Hong Kong's Legislative Council must reconsider its procedural rules that are open to abuse
Once again, the Legislative Council has disappointed Hongkongers. Just three weeks into the final year of the current term, the weekly meeting was brought to an abrupt halt again because attendance fell short of the quorum. Frustratingly, the suspension stemmed from the deliberate attempts of a handful of radical lawmakers to derail the proceedings by repeatedly calling for a headcount to see whether there were enough members to continue. The counting added up to four hours. It is a waste of time and resources. To make matters worse, some members have vowed to escalate their actions after their filibuster to block the establishment of the innovation and technology bureau was curbed by the council's Finance Committee chief last week. While their tactics may have an appeal to a narrow spectrum of supporters, the triumph came at the expense of the council's operating efficiency and image, and ultimately, public interest.

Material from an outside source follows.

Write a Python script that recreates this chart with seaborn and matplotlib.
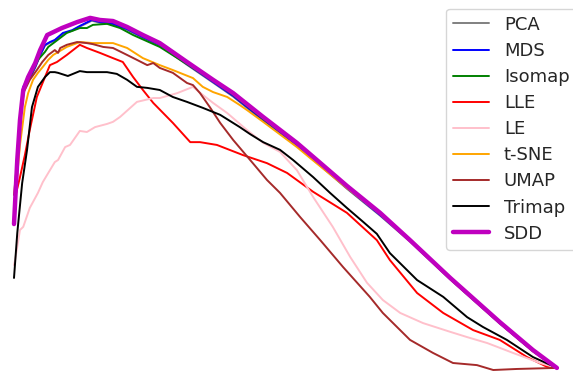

That more than half of the lawmakers stayed away from the meeting is lamentable. Among them is Legco President Jasper Tsang Yok-sing, who left his deputy to preside over the meeting. Tsang said even though he heard the bell ringing, he was so absorbed with work in his office that he became oblivious to the passage of time. Those who failed to show up apologised for their absence but they cannot undo the damage that has been done.
Attending council meetings is the members' basic responsibility. But instead of settling the issues put on the agenda, radical lawmakers sought to kill off the meeting. While those who were absent have to shoulder responsibility, the root of the problem stemmed from the radical members. Not only were they wrong to sabotage council business, they also prevented others from discharging their duties.
Lawmakers are entitled to use unconventional means like filibustering to make their arguments. But the legislature cannot operate effectively if such tactics are abused. Consideration should be given to changing the rules to prevent abuses.